Nesting is a particularly sensitive period during which birds are highly vulnerable to predation, parasitism, and other natural events resulting in high mortality rates. Some factors can increase nesting success, such as habitat selection. In general, only female hummingbirds build nests, incubate eggs, and provide nestling care until chicks can feed independently. The purpose of our study was to describe nests (shape, size, and construction materials), nest survival, and habitat use of 3 resident hummingbirds in western Mexico: Cinnamon Hummingbird (Amazilia rutila), Golden-crowned Emerald (Cynanthus auriceps; a Mexican endemic), and Broad-billed Hummingbird (C. latirostris).
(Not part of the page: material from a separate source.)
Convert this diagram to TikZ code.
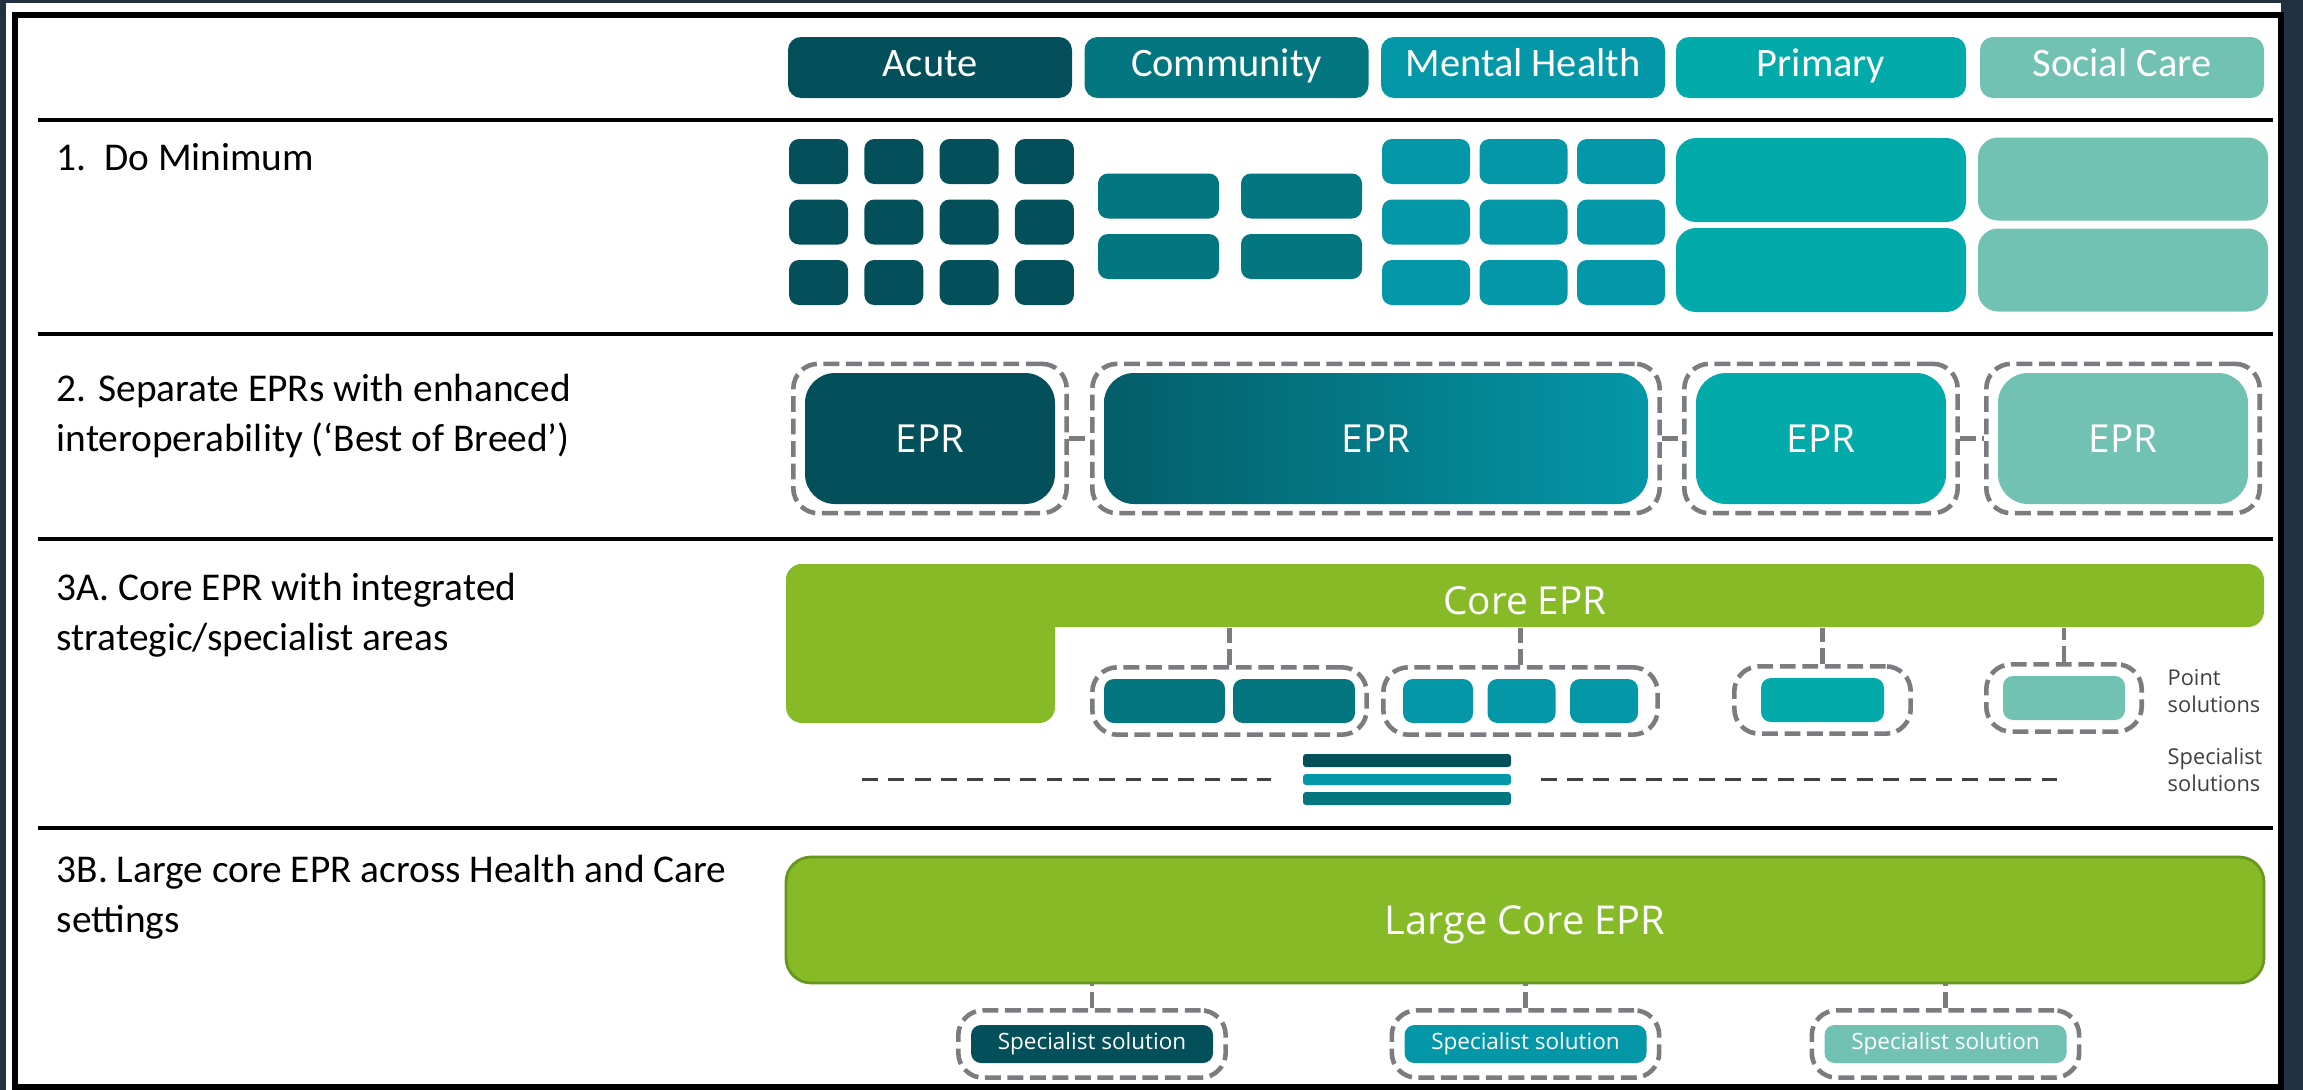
\documentclass[tikz,border=0pt]{standalone}
\usepackage{fontspec}
\setmainfont{Carlito}
\newfontfamily\boxfont{Open Sans}
\usepackage{tikz}
\usetikzlibrary{fit}

\definecolor{acute}{RGB}{3,79,90}
\definecolor{comm}{RGB}{3,118,128}
\definecolor{mh}{RGB}{4,151,168}
\definecolor{prim}{RGB}{2,170,170}
\definecolor{social}{RGB}{113,194,179}
\definecolor{eprdeep}{RGB}{4,93,104}
\definecolor{coregreen}{RGB}{134,187,39}
\definecolor{coreedge}{RGB}{104,150,30}
\definecolor{linegray}{RGB}{122,124,128}
\definecolor{specgray}{RGB}{64,64,64}
\definecolor{bgdark}{RGB}{34,49,66}

\newcommand\hdrfont{\fontsize{11.5}{13}\selectfont}
\newcommand\lblfont{\fontsize{11.2}{14.2}\selectfont}
\newcommand\eprfont{\boxfont\fontsize{11}{13}\selectfont}
\newcommand\tinyfont{\boxfont\fontsize{6.2}{7.7}\selectfont}

\tikzset{
  hdr/.style={fill=#1, rounded corners=1.3mm, minimum width=28.4mm,
    minimum height=6.1mm, inner sep=0pt, text height=1.6ex, text depth=0.5ex,
    text=white, font=\hdrfont},
  blk/.style={rounded corners=1mm, inner sep=0pt, minimum height=4.5mm},
  epr/.style={rounded corners=3mm, minimum width=25mm, minimum height=13.1mm,
    inner sep=0pt, text=white, font=\eprfont},
  dashbox/.style={draw=linegray, line width=1.3pt, dash pattern=on 4.5pt off 1.9pt,
    rounded corners=2.5mm, inner xsep=1.1mm, inner ysep=0.85mm},
  link/.style={draw=linegray, line width=1.3pt, dash pattern=on 4.5pt off 1.9pt},
  specline/.style={draw=specgray, line width=0.9pt, dash pattern=on 4.5pt off 3pt},
  bar/.style={minimum width=20.8mm, minimum height=1.3mm, inner sep=0pt,
    rounded corners=0.3mm},
  spec/.style={fill=#1, minimum width=24.2mm, minimum height=3.8mm, inner sep=0pt,
    rounded corners=1mm, text=white, font=\boxfont\fontsize{6.4}{7}\selectfont},
  note/.style={anchor=north west, align=left, inner sep=0pt, text=specgray,
    font=\tinyfont},
}

\begin{document}
\begin{tikzpicture}[x=0.1mm, y=-0.1mm]
  \useasboundingbox (0,0) rectangle (2303,1090);
  % frame
  \fill[bgdark] (0,0) rectangle (2303,1090);
  \fill[white] (6,3) rectangle (2281,1090);
  \draw[line width=1.5pt] (15,15) rectangle (2281,1087);
  \foreach \y in {120,334,539,828}
    \draw[line width=1.1pt] (38,\y) -- (2273,\y);

  % row labels (base = last line)
  \begin{scope}[every node/.style={anchor=base west, align=left, inner sep=0pt, font=\lblfont}]
    \node (l1) at (56,170) {1.\hspace{0.45em}Do Minimum};
    \node (l2) at (56,451) {2. Separate EPRs with enhanced\\interoperability (‘Best of Breed’)};
    \node (l3) at (56,650) {3A. Core EPR with integrated\\strategic/specialist areas};
    \node (l4) at (56,932) {3B. Large core EPR across Health and Care\\settings};
  \end{scope}

  % settings
  \node[hdr=acute] (acute) at (930,67.5) {Acute};
  \node[hdr=comm] (comm) at (1226.5,67.5) {Community};
  \node[hdr=mh] (mh) at (1523,67.5) {Mental Health};
  \node[hdr=prim, minimum width=29mm] (prim) at (1821,67.5) {Primary};
  \node[hdr=social] (social) at (2122,67.5) {Social Care};

  % 1. do minimum
  \foreach \c in {0,...,3}
    \foreach \r in {0,1,2}
      \node[blk, fill=acute, minimum width=5.9mm] (a\c\r) at ({818.5+75.3*\c},{161.5+60.5*\r}) {};
  \foreach \c in {0,1}
    \foreach \r in {0,1}
      \node[blk, fill=comm, minimum width=12.1mm] (c\c\r) at ({1158.5+143*\c},{196+60.5*\r}) {};
  \foreach \c in {0,1,2}
    \foreach \r in {0,1,2}
      \node[blk, fill=mh, minimum width=8.8mm] (m\c\r) at ({1426+97.5*\c},{161.5+60.5*\r}) {};
  \foreach \r in {0,1}{
    \node[blk, fill=prim, rounded corners=2mm, minimum width=29mm, minimum height=8.4mm] (p\r) at (1821,{180+90*\r}) {};
    \node[blk, fill=social, rounded corners=2mm, minimum width=29mm, minimum height=8.3mm] (s\r) at (2123,{179+91*\r}) {};
  }

  % 2. best of breed
  \node[epr, fill=acute] (e1) at (930,438.5) {EPR};
  \node[epr, left color=eprdeep, right color=mh, minimum width=54.4mm] (e2) at (1376,438.5) {EPR};
  \node[epr, fill=prim] (e3) at (1821,438.5) {EPR};
  \node[epr, fill=social] (e4) at (2123,438.5) {EPR};
  \foreach \n in {1,...,4}
    \node[dashbox, fit=(e\n)] (d\n) {};
  \draw[link] (d1) -- (d2);
  \draw[link] (d2) -- (d3);
  \draw[link] (d3) -- (d4);

  % 3A. core EPR
  \fill[coregreen, rounded corners=1.6mm] (786,564) rectangle (1055,723);
  \node[fill=coregreen, rounded corners=1.6mm, minimum width=147.8mm, minimum height=6.3mm,
    inner sep=0pt, text height=3.7mm, text depth=0pt, text=white, font=\eprfont] (core) at (1525,595.5) {Core EPR};
  \begin{scope}[every node/.style={blk, minimum height=4.4mm}]
    \node[fill=comm, minimum width=12.1mm] (pt1) at (1164.5,701) {};
    \node[fill=comm, minimum width=12.2mm] (pt2) at (1294,701) {};
    \node[fill=mh, minimum width=7mm] (pt3) at (1438,701) {};
    \node[fill=mh, minimum width=6.8mm] (pt4) at (1521.5,701) {};
    \node[fill=mh, minimum width=6.8mm] (pt5) at (1604,701) {};
    \node[fill=prim, minimum width=12.3mm] (pt6) at (1822.5,700) {};
    \node[fill=social, minimum width=12.2mm] (pt7) at (2064,698) {};
  \end{scope}
  \node[dashbox, inner ysep=1.1mm, fit=(pt1)(pt2)] (g1) {};
  \node[dashbox, inner ysep=1.1mm, inner xsep=1.9mm, fit=(pt3)(pt5)] (g2) {};
  \node[dashbox, inner ysep=1.1mm, inner xsep=2.6mm, fit=(pt6)] (g3) {};
  \node[dashbox, inner ysep=1.1mm, inner xsep=1.6mm, fit=(pt7)] (g4) {};
  \foreach \g in {1,...,4}
    \draw[link] (g\g.north) -- (g\g.north |- core.south);

  \node[bar, fill=acute] (bar1) at (1407,760.5) {};
  \node[bar, fill=mh, minimum height=1.1mm] (bar2) at (1407,779.5) {};
  \node[bar, fill=comm] (bar3) at (1407,798.5) {};
  \coordinate (sl) at (862,779.5);
  \coordinate (sr) at (2058,779.5);
  \draw[specline] (sl) -- ([xshift=-3.1mm]bar2.west);
  \draw[specline] ([xshift=2.9mm]bar2.east) -- (sr);

  \node[note] (ptlab) at (2167,669) {Point\\solutions};
  \node[note] (splab) at (2167,747) {Specialist\\solutions};

  % 3B. large core EPR
  \node[fill=coregreen, draw=coreedge, line width=0.8pt, rounded corners=2.5mm,
    minimum width=147.8mm, minimum height=12.6mm, inner sep=0pt, text depth=0pt, text=white,
    font=\boxfont\fontsize{11.3}{13}\selectfont] (large) at (1525,920) {Large Core EPR};
  \node[spec=acute] (sp1) at (1092,1044) {Specialist solution};
  \node[spec=mh] (sp2) at (1525.5,1044) {Specialist solution};
  \node[spec=social] (sp3) at (1945.5,1044) {Specialist solution};
  \foreach \n in {1,2,3}{
    \node[dashbox, inner xsep=1.2mm, inner ysep=1.4mm, fit=(sp\n)] (sd\n) {};
    \draw[link] (sd\n.north) -- (sd\n.north |- large.south);
  }
\end{tikzpicture}
\end{document}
In all 3 species, the nest is an open cup built with plant material and bound together with spider web. All 3 species used the same materials (silk cotton, wood, and grass) for nest construction. However, Cinnamon Hummingbird was the only one that used lichens at its outer surface, whereas Broad-billed Hummingbird used only seeds. We did not find interspecific differences among the materials used and their quantities. A low nest survival (26%) can be explained by the high rate of predation but also by the occurrence of natural events such as hurricanes. All 3 species showed preference for nesting in semi-deciduous forests but chose different nest placement sites that differed in (1) nest height, (2) the height of trees or shrubs where nests were built, and (3) the diameter of the supporting branch within a shrub or tree. Other factors, such as distance to the nearest stream, and distance to nesting-branch tip or trunk, did not differ among species.